Ich habe vor allem Angst, oft völlig ohne Grund. Nach der Geburt zum Beispiel bin ich monatelang jede Nacht panisch aufgewacht, weil ich dachte, mein Sohn wäre weg. Denn obwohl er nie dort geschlafen hat, dachte ich wirklich jede Nacht aufs Neue, er müsste in unserer Mitte liegen. Wo er nie war, weil er, wie immer, in seinem Bett lag. Den Höhepunkt fand diese Wahnvorstellung im Urlaub, als mein Sohn etwa acht Monate alt war. Mein Mann und ich lagen im Bett und schliefen. Ich bin plötzlich aufgewacht, suchte wie immer das Kind in unserer Mitte und bekam einen Riesenschreck, denn wenn das Kind zwischen uns schlief, musste der Mann direkt auf unserem Kind liegen. Ich kreischte panisch und versuchte verzweifelt, ihn wegzurollen. Mein schlaftrunkener Mann verstand nicht, warum seine kleine Frau wie von Sinnen an ihm zerrte. Zum Glück wurde ich schnell richtig wach, verstand die Situation und erklärte sie meinem Mann, der hellwach antwortete: »Nee, nee, so liege ich gar nicht. Gerade erst habe ich gelernt, wie man richtig liegt, nämlich so.« Und dann wühlte er im Bett herum und führte mir seine neu erlernte Liegeposition vor. Bitte was? Jetzt wusste ich zwar, dass es meinem Kind gut ging, aber stattdessen war mein Mann verrückt geworden.
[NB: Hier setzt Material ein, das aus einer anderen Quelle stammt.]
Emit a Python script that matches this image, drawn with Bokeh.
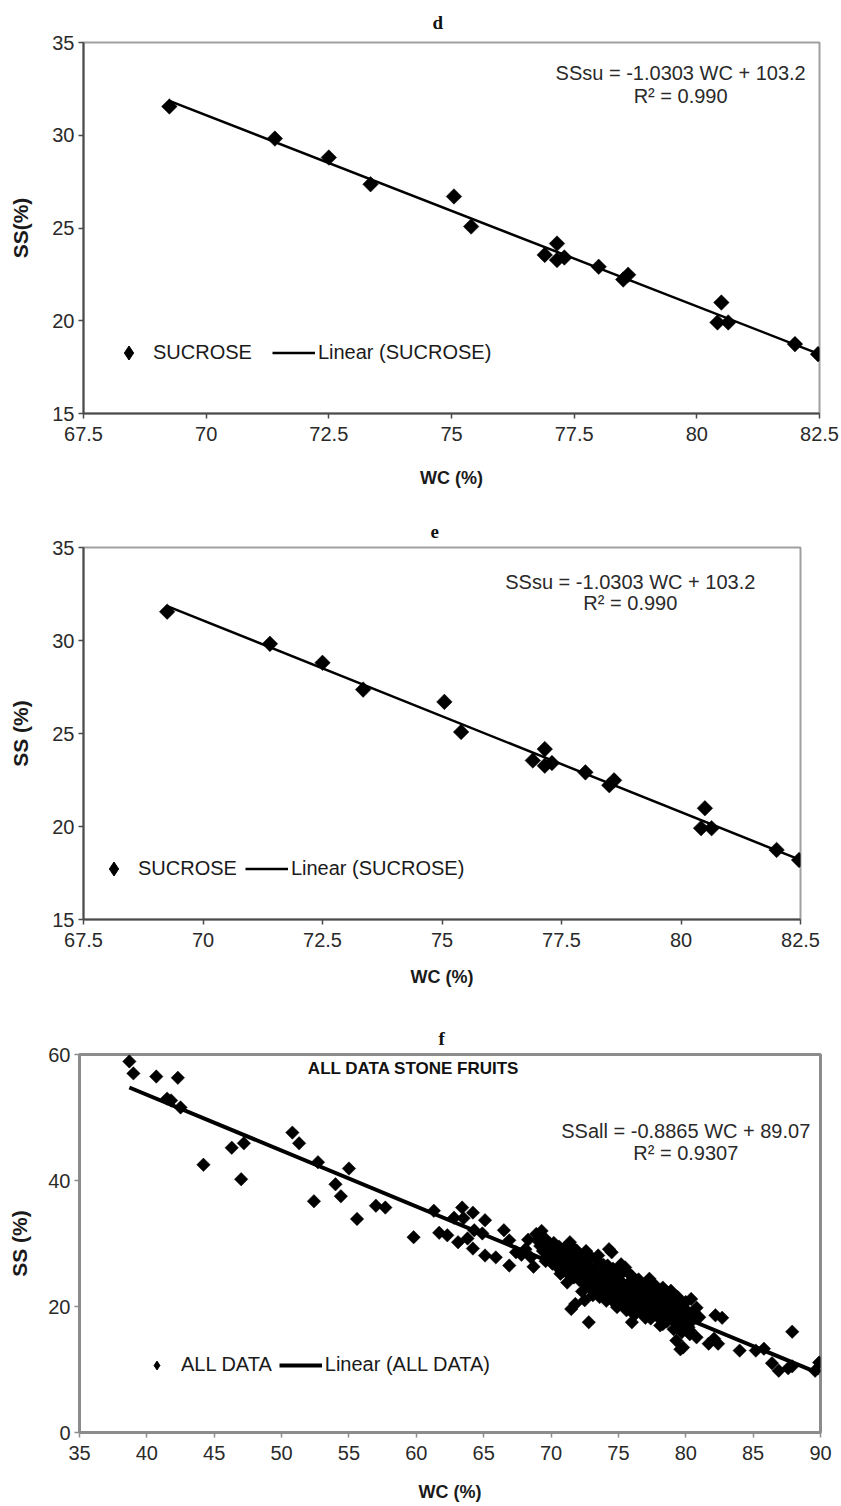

Ich also: »Mann, du schläfst noch und redest wirres Zeug!« Er: »Nee, ich weiß jetzt, wie man richtig liegt.«, und zeigt es mir gleich noch einmal.
Ja, ich hatte immer Angst. Hatten andere meinen Sohn auf dem Arm, befürchtete ich, dass sie auf ruckartige Bewegungen von ihm nicht vorbereitet waren, sein Oberkörper nach hinten kippt und er in der Mitte durchbricht. Als er ein paar Wochen alt war, balancierte mein Mann ihn auf seinem Unterarm, so wie man das auf diesen total süßen Postern von halb nackten Männern und Babys immer sieht – und ich bin total ausgeflippt vor Panik, das Kind könnte herunterfallen. Das Ganze spielte sich keine zehn Zentimeter vom Boden ab.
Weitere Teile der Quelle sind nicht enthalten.